I'm assuming when you say "characters" you don;t include the occasional spear carrier many stories need to have at some point. Defining a "character" as someone who plays a role in the story that cannot be left out without substantial changes to the story, it seems to me--no expert--a story should have only as many characters as its length allows to be developed. Short stories with too many characters are prone to the problems of what John McNally refers to as a "population explosion," with too many characters introduced too quickly for the reader to be able to differentiate between them. a novel can spread these out, so each can make his or her own impression. Short stories lack the time.

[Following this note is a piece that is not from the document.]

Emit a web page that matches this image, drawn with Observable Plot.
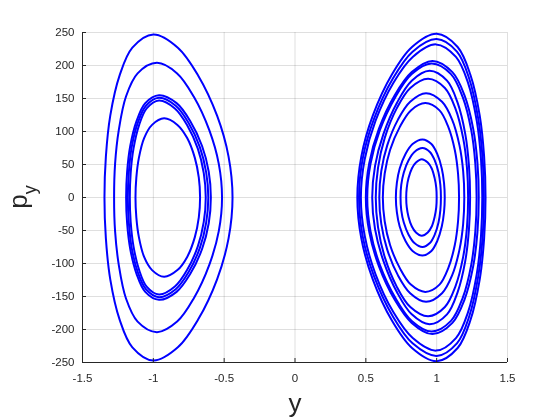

pattinase (abbott) said...

Exactly. You need some background characters in most stories. The kids that are mentioned but never seen. The mother in Ohio. The boys in the billiard hall. But if they are more than mentioned they do need enough development to make them worth naming and describing.

George said...

I think less is more in short stories. But, whatever works...

Charles Gramlich said...

I'd agree with your teacher, no more than 3 or 4 characters. 2 or 3 is probably ideal for a short story.

Graham Powell said...

I think there are basically two kinds of short stories. The first is the novel in miniature, with a clear beginning, middle, and end, and generally more scenes and characters. The other is really just a vignette, something that is more self-contained, more like a one-act play.

I tend to be drawn to the mini-novel, stories of about 5000 words that are fully developed. I think plot is more important in these, whereas in the vignette, tone or atmosphere is more important.

Naomi Johnson said...

2-3 characters is optimal, I think. Four at most. Every time one of my stories goes off the rails, it may do so primarily for other reasons but you can bet that too many characters is part of the mix.

pattinase (abbott) said...

Alice Munro tends to write the mini-novels, I think. I can picture almost all of her stories drawn out into a novel. The plots are far more impressive than the prose IMHO.
The best ones for me in general are a moment or two in time. An hour or a minute in someone's life.

Rick Robinson said...

If Graham Greene did it, it's okay with me.

Anonymous said...

Patti - Interesting question about the number of characters. I actually agree with you and your prof. that just a few is all you really need. More than that and it can get fragmented. And as for setting? I like specifics when they matter for the story. In short stories, each word counts.

Al Tucher said...

I think Graham nailed it. 5K strikes me as the threshhold of the mini-novel.

Thomas Pluck said...

I try to keep the main characters to 3, maybe 5 tops. Good guy, friend or two, bad guy. Or vice versa. Sometimes you only need one or two (technically there are always two, unless the conflict is vs. self) but the interplay between characters is often the story.
I have written mini novels lately. 7.5k-10k word stories. Even those had 5 characters. The 10k had nine-four good, five bad. Almost like the Supreme Court.
I don't mind a lot of characters if they get used. If every character has a spouse and kids and they sit there like luggage it sticks out, to me.


Jack Bates said...

I remember in an undergrad class I was told a short story means a short frame of time: hours not days, day not week, week not month, month not years. It should have a finite number of characters and that number should be few. We read a lot of Poe and Hemingway; she hated Fitzgerald.
Now, as a writer, I struggle at times. One publisher wants essentially a book in 10k-15k words. I feel like I've perfected the long short or the short long.

pattinase (abbott) said...

Alice Munro gets away with a novel in a story. But few other writers pull it off.
I can't keep track of too many characters myself. As a reader or a writer.